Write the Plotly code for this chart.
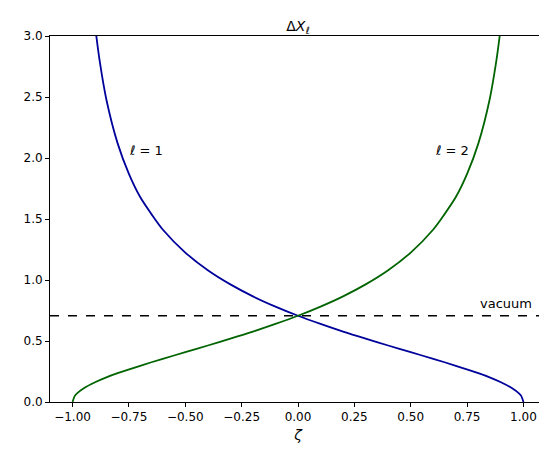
import plotly.graph_objects as go

zeta_blue = [-0.9, -0.88, -0.85, -0.8, -0.75, -0.7, -0.65, -0.6, -0.5, -0.4, -0.3, -0.2, -0.1, 0.0,
             0.1, 0.2, 0.3, 0.4, 0.5, 0.6, 0.7, 0.8, 0.85, 0.9, 0.95, 0.98, 0.99, 1.0]
dx_l1 = [3.08, 2.80, 2.48, 2.12, 1.87, 1.68, 1.54, 1.414, 1.225, 1.08, 0.964, 0.866, 0.782, 0.707,
         0.640, 0.577, 0.519, 0.463, 0.408, 0.354, 0.297, 0.236, 0.202, 0.162, 0.113, 0.071, 0.050, 0.0]
zeta_green = [-1.0, -0.99, -0.98, -0.95, -0.9, -0.85, -0.8, -0.7, -0.6, -0.5, -0.4, -0.3, -0.2,
              -0.1, 0.0, 0.1, 0.2, 0.3, 0.4, 0.5, 0.6, 0.65, 0.7, 0.75, 0.8, 0.85, 0.88, 0.9]
dx_l2 = [0.0, 0.050, 0.071, 0.113, 0.162, 0.202, 0.236, 0.297, 0.354, 0.408, 0.463, 0.519, 0.577,
         0.640, 0.707, 0.782, 0.866, 0.964, 1.08, 1.225, 1.414, 1.54, 1.68, 1.87, 2.12, 2.48, 2.80, 3.08]
vacuum = 0.707

fig = go.Figure()
fig.add_trace(go.Scatter(x=zeta_blue, y=dx_l1, mode="lines", line=dict(color="#00009b", width=1.8, shape="spline", smoothing=0.8)))
fig.add_trace(go.Scatter(x=zeta_green, y=dx_l2, mode="lines", line=dict(color="#006400", width=1.8, shape="spline", smoothing=0.8)))
fig.add_trace(go.Scatter(x=[-1.1, 1.1], y=[vacuum, vacuum], mode="lines", line=dict(color="black", width=1.6, dash="dash")))

ann = dict(showarrow=False, font=dict(size=13, color="black"), xanchor="left", yanchor="bottom")
fig.add_annotation(x=-0.76, y=1.98, text="<i>ℓ</i> = 1", **ann)
fig.add_annotation(x=0.6, y=1.98, text="<i>ℓ</i> = 2", **ann)
fig.add_annotation(x=0.8, y=0.73, text="vacuum", **ann)

axis = dict(showgrid=False, zeroline=False, showline=True, linecolor="black", mirror=True,
            ticks="outside", ticklen=4, tickcolor="black", tickfont=dict(size=12, color="black"))
fig.update_layout(
    width=547, height=460, showlegend=False, plot_bgcolor="white", paper_bgcolor="white",
    font=dict(family="DejaVu Sans", color="black"),
    margin=dict(l=42, r=9, t=28, b=66, autoexpand=False),
    title=dict(text="Δ<i>X</i><sub><i>ℓ</i></sub>", x=0.53, xanchor="center", y=0.96, yanchor="middle", font=dict(size=14)),
    xaxis=dict(range=[-1.1, 1.1], tickvals=[-1, -0.75, -0.5, -0.25, 0, 0.25, 0.5, 0.75, 1],
               ticktext=["−1.00", "−0.75", "−0.50", "−0.25", "0.00", "0.25", "0.50", "0.75", "1.00"],
               title=dict(text="<i>ζ</i>", font=dict(size=14), standoff=6), **axis),
    yaxis=dict(range=[0, 3], tickvals=[0, 0.5, 1, 1.5, 2, 2.5, 3],
               ticktext=["0.0", "0.5", "1.0", "1.5", "2.0", "2.5", "3.0"], **axis),
)
fig.write_html("out.html")
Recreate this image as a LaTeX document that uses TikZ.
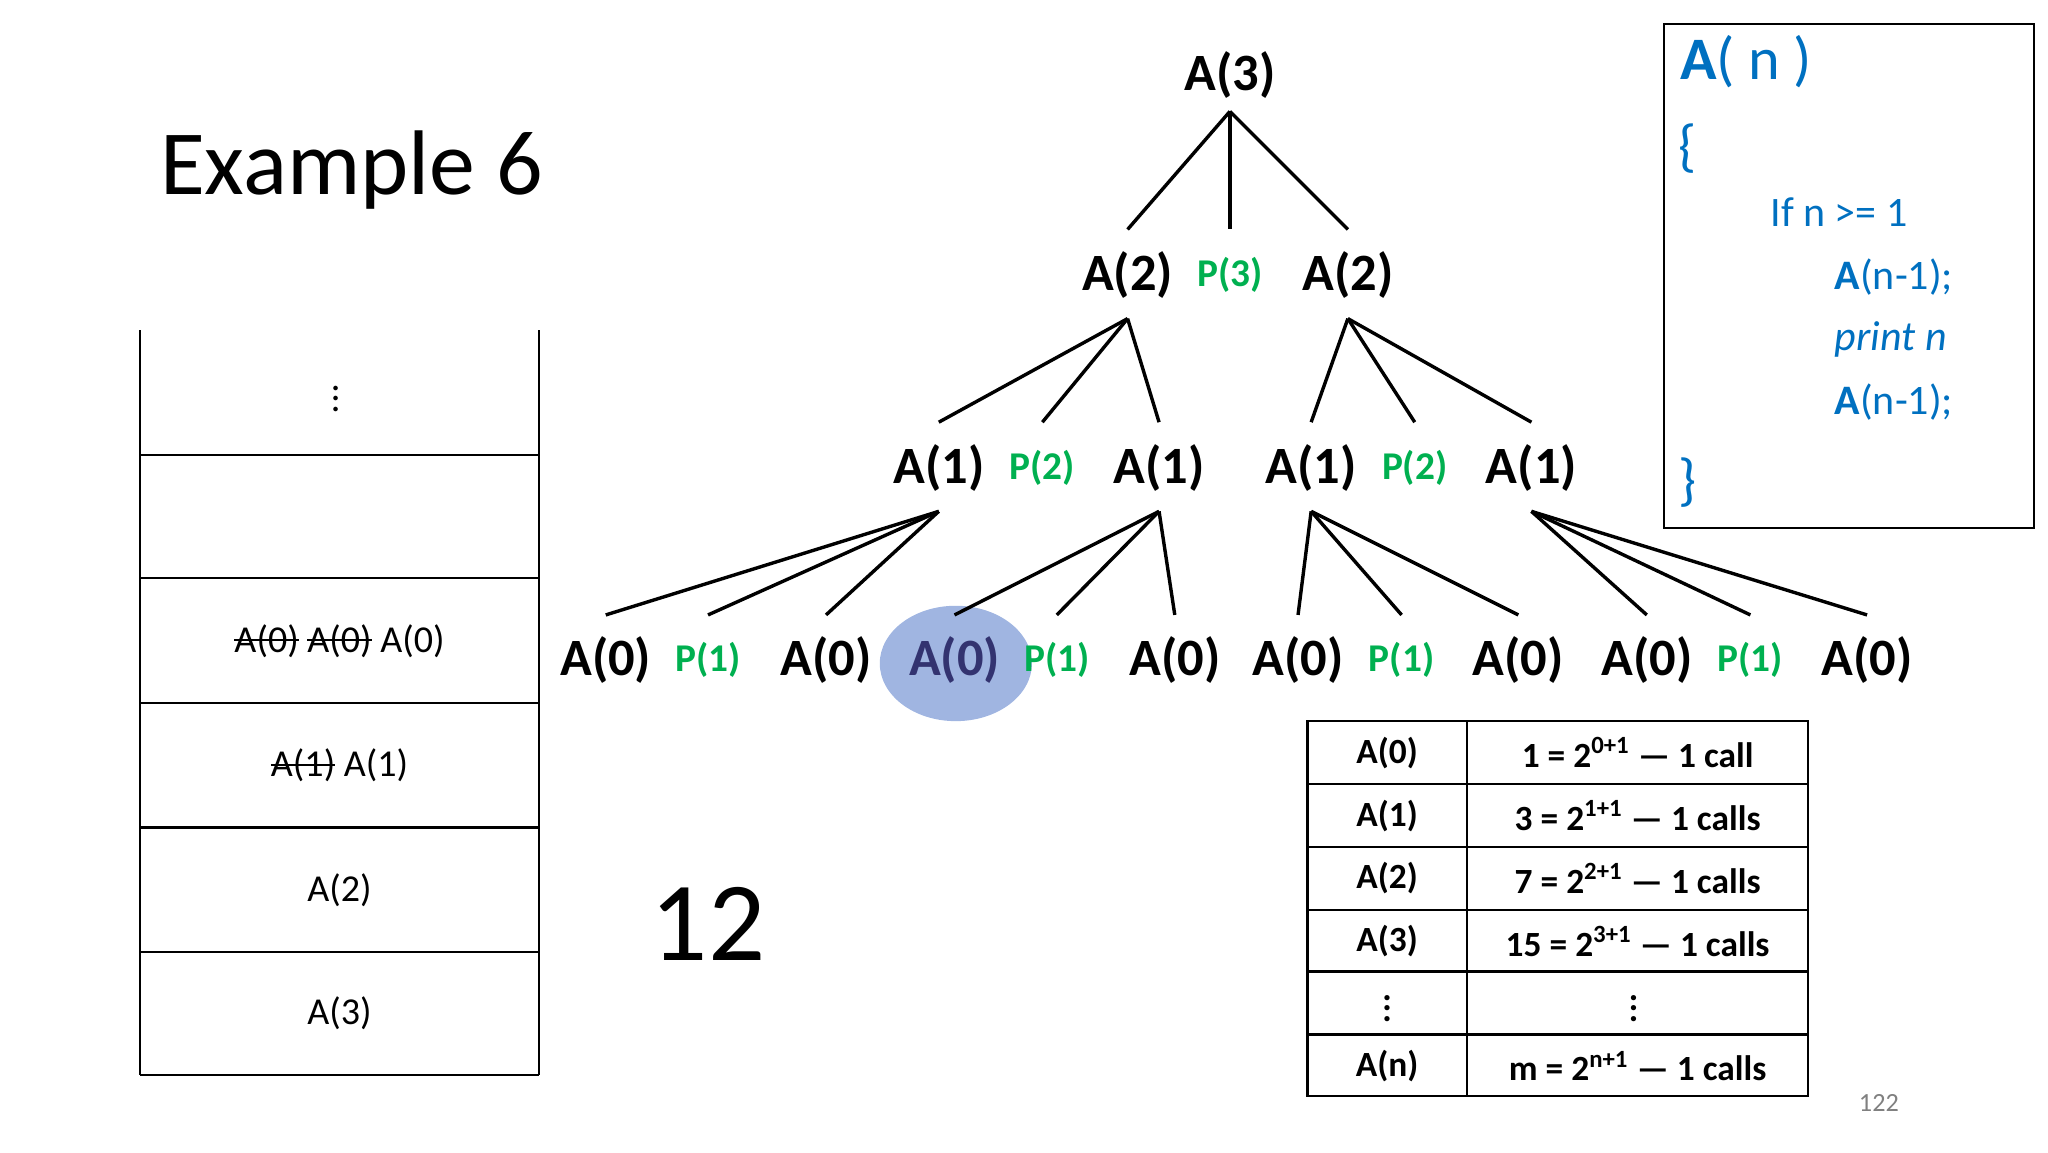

● ● ● ●

* Task description
Would you reproduce the lines above, from the very first through the line containing "import plotly.graph_objects as go", exactly and without the pictures?

* Response to this exercise
Write the Plotly code for this chart.
import plotly.graph_objects as go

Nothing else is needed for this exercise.